1. configure two Lustre VMs and start lustre targets on one of them using llmount.sh, and mount the client on the other VM.

For us, the server VM is 192.168.123.40@tcp0 and the mapped Lustre client VM is 192.168.123.41@tcp0

2. Apply the following nodemap configuration on the server side:

+ lctl nodemap_add scg
+ lctl nodemap_modify --name scg --property map_mode --value gid_only
+ lctl nodemap_modify --name scg --property admin --value 0
+ lctl nodemap_modify --name scg --property deny_unknown --value 1
+ lctl nodemap_modify --name scg --property trusted --value 0
+ lctl nodemap_add_range --name scg --range 192.168.123.41@tcp0
+ lctl nodemap_add_idmap --name scg --idtype gid --idmap 59224:59224
+ lctl nodemap_activate 1

3. On the client VM 192.168.123.41@tcp0, a user with a mapped primary GID (sthiell/59224) will work as expected: chgrp is not allowed to any group that the user is not part of (including nobody).

$ id
uid=59224(sthiell) gid=59224(sthiell) groups=59224(sthiell),98003(sw_vasp),98008(sw_schrodinger),98009(sw_matlab),98013(sw_stata),99001(sh_users),99010(sh_sysadm),99011(sh_swadm)
$ touch foo
$ ls -l foo
-rw-rw-r-- 1 sthiell sthiell 0 Jan 25 09:07 foo
$ chgrp 123456 foo
chgrp: changing group of 'foo': Operation not permitted
$ chgrp nobody foo
chgrp: changing group of 'foo': Operation not permitted

4. However, on the same client, if the user changes the primary GID, or has a primary GID by default that is NOT mapped by nodemap, chgrp is allowed to any unmapped group:

$ newgrp sw_schrodinger    # not mapped
$ id
uid=59224(sthiell) gid=98008(sw_schrodinger) groups=98008(sw_schrodinger),59224(sthiell),98003(sw_vasp),98009(sw_matlab),98013(sw_stata),99001(sh_users),99010(sh_sysadm),99011(sh_swadm)
$ ls -l foo
-rw-rw-r-- 1 sthiell sthiell 0 Jan 25 09:07 foo
$ chgrp 123456 foo
$ ls -l foo
-rw-rw-r-- 1 sthiell nobody 0 Jan 25 09:07 foo
$ chgrp nobody foo
$ ls -l foo
-rw-rw-r-- 1 sthiell nobody 0 Jan 25 09:07 foo

You see that chgrp is always successful in that case but, hopefully, the group ends up to be the squashed_gid, so I think that the security implications are somehow limited. It is very annoying for permissions and accounting though, that is why I set the severity of this ticket to 2.

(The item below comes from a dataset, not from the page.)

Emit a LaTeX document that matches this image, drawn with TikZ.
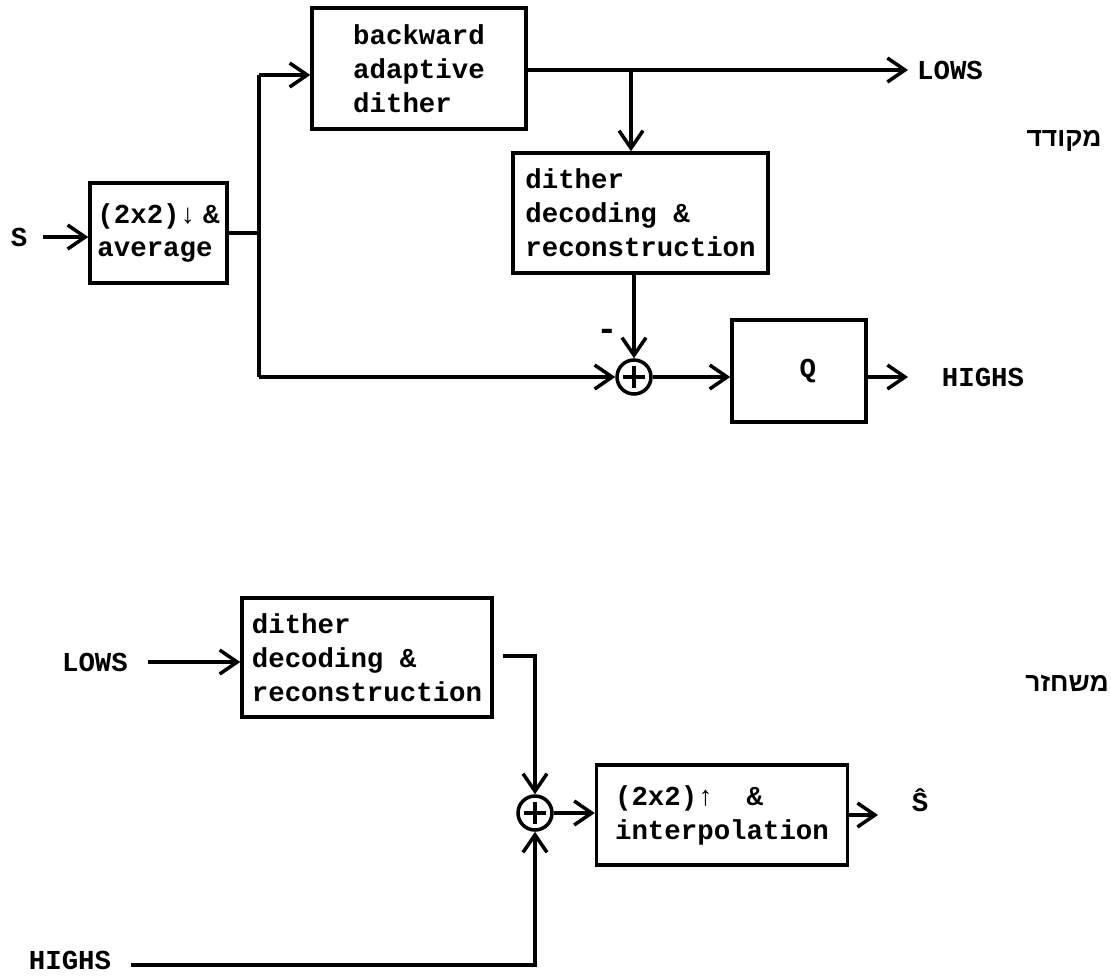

My current guess is that because the squashed_gid (nobody) is used as primary GID of the user, Lustre automatically thinks it is a valid group for the user, and chgrp then works for any unmapped GID (because squashed_gid will be used instead of any unmapped group).

What need to be fixed is that we should always block a user from using chgrp to the squashed_gid, explicitly or implicitly (for unmapped groups).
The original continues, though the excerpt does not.